The site was surrounded by commercial industrial buildings and was more than the required distance away from residential units. There was no question of a gap in reliable service and that a 150 foot high monopole, as proposed, would solve the problem. Apparently, the monopole’s proximity to the rear and side properties posed no hazard. Both the applicant’s expert and the board’s engineer agreed that monopoles “don’t fall down straight. They crumble. They tend to fall down and form a tighter pattern, so the setback requirement one foot for one foot is not a safety related issue. [It’s] an aesthetic-related issue.”

The applicant considered a substantial number of other sites, finding them unsuitable for a variety of reasons. During the hearings, substantial attention was given to one site but, during oral argument before the Appellate Division, the board’s attorney “conceded that site (a park) was not readily available for a number of reasons, primarily the Green Acres restrictions.” The zoning board’s professional planner described the primary issue as aesthetic. He thought that the proposed monopole location “would have a significantly greater visual impact on any existing or future development” in the immediate area, but neither he, nor any other witness, “suggested that the monopole’s presence would have an adverse economic effect on the abutting properties.” The board found that a monopole “is an imposing structure and the intent of the ordinance [was] to provide an appropriate sense of scale.” It held that the applicant had “failed to provide credible testimony that [the proposed location was] the only location which would satisfy [its] needs ... without the need for the type and number of variances need[ed] at this site.” It found that the property burdened by the Green Acres restrictions was a better location, but the Appellate Division noted that the zoning board conceded during oral argument “that the park was not readily and reasonably available.”

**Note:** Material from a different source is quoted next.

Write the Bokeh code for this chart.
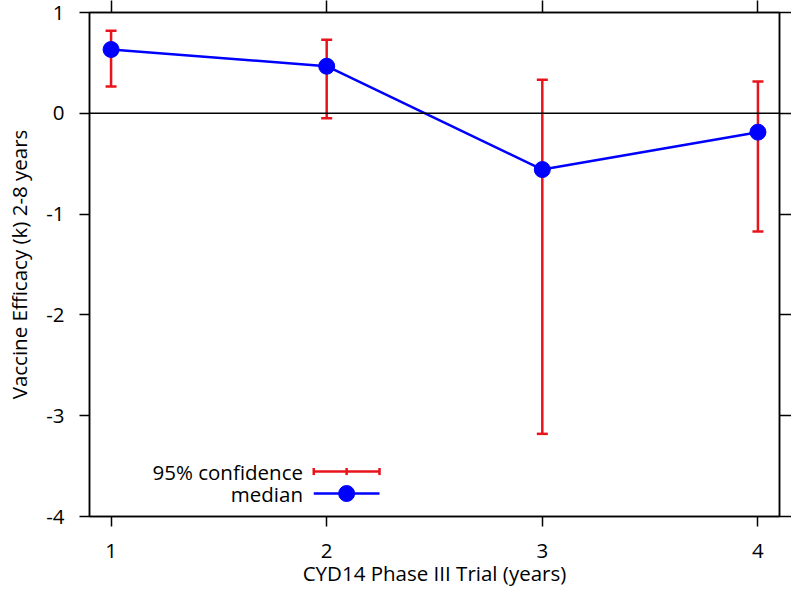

“A zoning board’s decision is presumptively valid, and the objector must prove that the decision is unreasonable.” The tower applicant was obliged to satisfy the positive and negative criteria of the zoning code. “The positive criteria are satisfied by a proof that ‘the site remains suitable for the use notwithstanding any nonconformity.’” To satisfy the negative criteria, the applicant “was obliged to prove ‘that the use [would] not substantially impair the purpose and intent of the zoning ordinance, or constitute a substantial detriment to the public good.” The photograph submitted by the applicant to the zoning board “dramatically demonstrated that the monopole’s height would not adversely affect aesthetic values in the general area; in fact, they show[ed] an intensely developed commercial and industrial neighborhood encumbered by utility poles; telephone, cable, and electric wires; street light poles; and commercial buildings and signs.” Since the zoning board conceded at oral argument that there was no reasonably available alternative, “the effect on the abutting properties [was] the only ground left on which [the zoning board’s] decision might be sustained.” There was no suggestion that the zoning “ordinance’s setback requirements were unreasonable or were designed to prohibit the introduction of monopoles in the area. To the contrary, the record suggest[ed] only that the setbacks were chosen to avoid adverse aesthetic impacts on adjoining properties.”

With that as background, the Court was “confronted with the situation in which the Board’s denial was based in large part on a good faith assumption [i.e., that another site was available], which it [later] acknowledge[d] was mistaken.” Consequently, the Court could not determine whether the board, on further review, would have approved the application or would have done so if “less substantial bulk variances based on repositioning of the monopole to the center or somewhere else on the property” were proposed.” Therefore, it remanded the matter to the zoning board because it felt that that body was “best equipped to passed initially on such applications for variance.” It did so, “without expressing any opinion on the possible outcomes of that process.”